=== Given information ===

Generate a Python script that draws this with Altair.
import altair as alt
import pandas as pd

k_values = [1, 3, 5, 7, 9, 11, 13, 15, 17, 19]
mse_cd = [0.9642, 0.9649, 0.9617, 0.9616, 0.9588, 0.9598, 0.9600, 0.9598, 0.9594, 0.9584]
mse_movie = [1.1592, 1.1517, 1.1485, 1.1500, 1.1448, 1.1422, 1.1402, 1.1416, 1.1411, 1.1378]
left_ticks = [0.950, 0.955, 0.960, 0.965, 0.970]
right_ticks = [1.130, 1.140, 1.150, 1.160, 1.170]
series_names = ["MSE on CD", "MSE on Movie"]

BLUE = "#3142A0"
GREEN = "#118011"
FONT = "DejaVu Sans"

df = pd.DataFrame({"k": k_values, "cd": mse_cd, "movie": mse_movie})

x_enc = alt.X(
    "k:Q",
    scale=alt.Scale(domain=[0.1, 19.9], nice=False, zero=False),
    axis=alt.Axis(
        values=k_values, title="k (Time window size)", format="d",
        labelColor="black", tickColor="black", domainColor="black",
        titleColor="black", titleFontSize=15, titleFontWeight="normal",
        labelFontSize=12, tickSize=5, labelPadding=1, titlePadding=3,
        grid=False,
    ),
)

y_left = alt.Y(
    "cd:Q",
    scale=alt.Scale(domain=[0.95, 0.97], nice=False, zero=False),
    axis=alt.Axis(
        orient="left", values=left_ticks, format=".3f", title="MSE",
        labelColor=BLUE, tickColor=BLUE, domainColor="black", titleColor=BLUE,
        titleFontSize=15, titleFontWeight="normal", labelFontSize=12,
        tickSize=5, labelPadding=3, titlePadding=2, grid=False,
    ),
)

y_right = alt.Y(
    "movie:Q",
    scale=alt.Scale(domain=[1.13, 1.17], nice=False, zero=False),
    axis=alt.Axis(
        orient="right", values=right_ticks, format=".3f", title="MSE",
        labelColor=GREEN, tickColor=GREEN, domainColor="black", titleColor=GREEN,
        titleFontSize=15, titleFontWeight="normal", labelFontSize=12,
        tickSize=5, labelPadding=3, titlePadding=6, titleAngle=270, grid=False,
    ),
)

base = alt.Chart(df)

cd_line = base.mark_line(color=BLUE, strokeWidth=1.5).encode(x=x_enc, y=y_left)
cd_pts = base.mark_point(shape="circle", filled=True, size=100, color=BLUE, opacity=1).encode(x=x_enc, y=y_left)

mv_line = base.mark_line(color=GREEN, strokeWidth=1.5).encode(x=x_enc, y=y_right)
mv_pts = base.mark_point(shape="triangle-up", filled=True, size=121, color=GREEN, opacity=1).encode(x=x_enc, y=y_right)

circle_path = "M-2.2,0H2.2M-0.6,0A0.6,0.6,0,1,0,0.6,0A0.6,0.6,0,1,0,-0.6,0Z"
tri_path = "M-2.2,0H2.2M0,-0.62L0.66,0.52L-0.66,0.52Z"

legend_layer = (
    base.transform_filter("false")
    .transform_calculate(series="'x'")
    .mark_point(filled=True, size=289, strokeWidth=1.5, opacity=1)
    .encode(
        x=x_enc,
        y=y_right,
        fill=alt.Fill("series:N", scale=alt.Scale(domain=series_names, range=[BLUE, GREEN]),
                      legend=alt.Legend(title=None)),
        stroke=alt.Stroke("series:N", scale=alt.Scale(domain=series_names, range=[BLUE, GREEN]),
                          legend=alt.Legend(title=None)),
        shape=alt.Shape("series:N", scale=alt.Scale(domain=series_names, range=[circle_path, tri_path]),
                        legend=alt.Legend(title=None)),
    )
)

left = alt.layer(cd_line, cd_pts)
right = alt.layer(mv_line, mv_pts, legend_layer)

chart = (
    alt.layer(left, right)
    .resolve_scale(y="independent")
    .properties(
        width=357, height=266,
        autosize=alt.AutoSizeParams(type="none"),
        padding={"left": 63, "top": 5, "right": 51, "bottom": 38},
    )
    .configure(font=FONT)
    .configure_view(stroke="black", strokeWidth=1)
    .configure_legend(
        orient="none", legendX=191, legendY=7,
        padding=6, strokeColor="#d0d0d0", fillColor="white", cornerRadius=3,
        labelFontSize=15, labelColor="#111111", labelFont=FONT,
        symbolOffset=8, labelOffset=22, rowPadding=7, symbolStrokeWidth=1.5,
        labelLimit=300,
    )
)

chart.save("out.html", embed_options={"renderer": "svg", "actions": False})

---

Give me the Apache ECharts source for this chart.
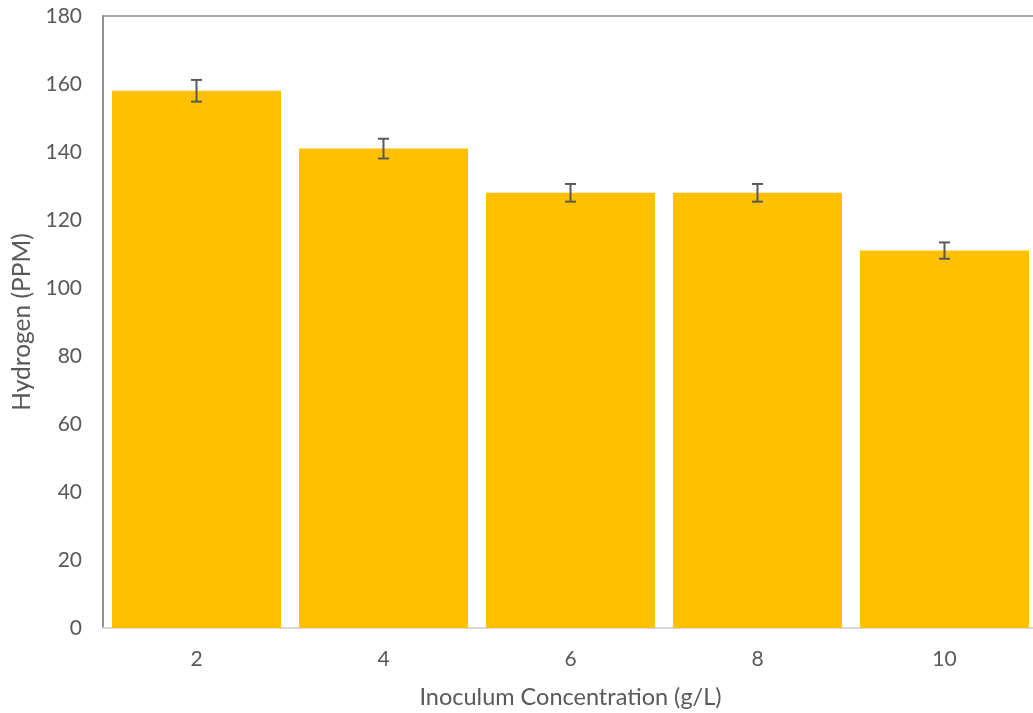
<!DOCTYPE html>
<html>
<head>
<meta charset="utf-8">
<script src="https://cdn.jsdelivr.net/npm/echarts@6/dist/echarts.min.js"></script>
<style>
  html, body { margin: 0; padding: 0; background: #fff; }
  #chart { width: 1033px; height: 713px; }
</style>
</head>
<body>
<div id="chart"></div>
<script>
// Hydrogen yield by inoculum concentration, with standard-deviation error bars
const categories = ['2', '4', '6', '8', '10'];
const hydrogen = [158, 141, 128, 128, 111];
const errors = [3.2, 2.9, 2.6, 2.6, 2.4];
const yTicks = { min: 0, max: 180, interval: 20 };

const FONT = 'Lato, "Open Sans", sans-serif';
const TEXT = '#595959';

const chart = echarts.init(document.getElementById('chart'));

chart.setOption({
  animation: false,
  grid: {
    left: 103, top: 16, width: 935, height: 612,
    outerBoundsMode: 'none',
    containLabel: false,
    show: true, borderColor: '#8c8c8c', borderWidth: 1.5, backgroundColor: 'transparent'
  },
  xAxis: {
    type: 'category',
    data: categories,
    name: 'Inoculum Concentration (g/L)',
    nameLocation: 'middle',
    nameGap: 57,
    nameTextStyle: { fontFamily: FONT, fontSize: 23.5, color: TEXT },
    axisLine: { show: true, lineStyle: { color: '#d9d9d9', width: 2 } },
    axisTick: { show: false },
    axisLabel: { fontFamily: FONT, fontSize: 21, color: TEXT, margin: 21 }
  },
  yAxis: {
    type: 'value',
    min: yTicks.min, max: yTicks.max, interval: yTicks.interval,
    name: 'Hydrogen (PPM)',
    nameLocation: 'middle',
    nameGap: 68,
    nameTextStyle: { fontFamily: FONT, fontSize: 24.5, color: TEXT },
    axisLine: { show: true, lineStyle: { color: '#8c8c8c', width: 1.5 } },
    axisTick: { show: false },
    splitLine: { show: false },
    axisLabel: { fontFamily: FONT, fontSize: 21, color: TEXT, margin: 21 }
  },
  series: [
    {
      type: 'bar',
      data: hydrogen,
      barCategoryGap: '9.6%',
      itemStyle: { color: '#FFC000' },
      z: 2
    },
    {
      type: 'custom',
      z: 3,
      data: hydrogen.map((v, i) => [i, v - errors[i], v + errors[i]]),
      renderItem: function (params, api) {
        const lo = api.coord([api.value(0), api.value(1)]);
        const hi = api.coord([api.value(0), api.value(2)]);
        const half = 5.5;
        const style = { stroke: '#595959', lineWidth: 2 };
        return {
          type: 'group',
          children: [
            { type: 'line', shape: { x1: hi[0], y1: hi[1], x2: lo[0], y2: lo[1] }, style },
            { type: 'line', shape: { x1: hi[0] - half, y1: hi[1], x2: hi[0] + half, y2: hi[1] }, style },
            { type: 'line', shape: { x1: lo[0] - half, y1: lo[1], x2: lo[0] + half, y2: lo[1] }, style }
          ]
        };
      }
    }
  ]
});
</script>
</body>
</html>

=== Given exercise ===
In the listing above, find the line containing "Give me the" and the line containing "180, interval: 20". Reproduce those lines and all between them exactly, with no pictures and nothing more.

=== Output below ===
Give me the Apache ECharts source for this chart.
<!DOCTYPE html>
<html>
<head>
<meta charset="utf-8">
<script src="https://cdn.jsdelivr.net/npm/echarts@6/dist/echarts.min.js"></script>
<style>
  html, body { margin: 0; padding: 0; background: #fff; }
  #chart { width: 1033px; height: 713px; }
</style>
</head>
<body>
<div id="chart"></div>
<script>
// Hydrogen yield by inoculum concentration, with standard-deviation error bars
const categories = ['2', '4', '6', '8', '10'];
const hydrogen = [158, 141, 128, 128, 111];
const errors = [3.2, 2.9, 2.6, 2.6, 2.4];
const yTicks = { min: 0, max: 180, interval: 20 };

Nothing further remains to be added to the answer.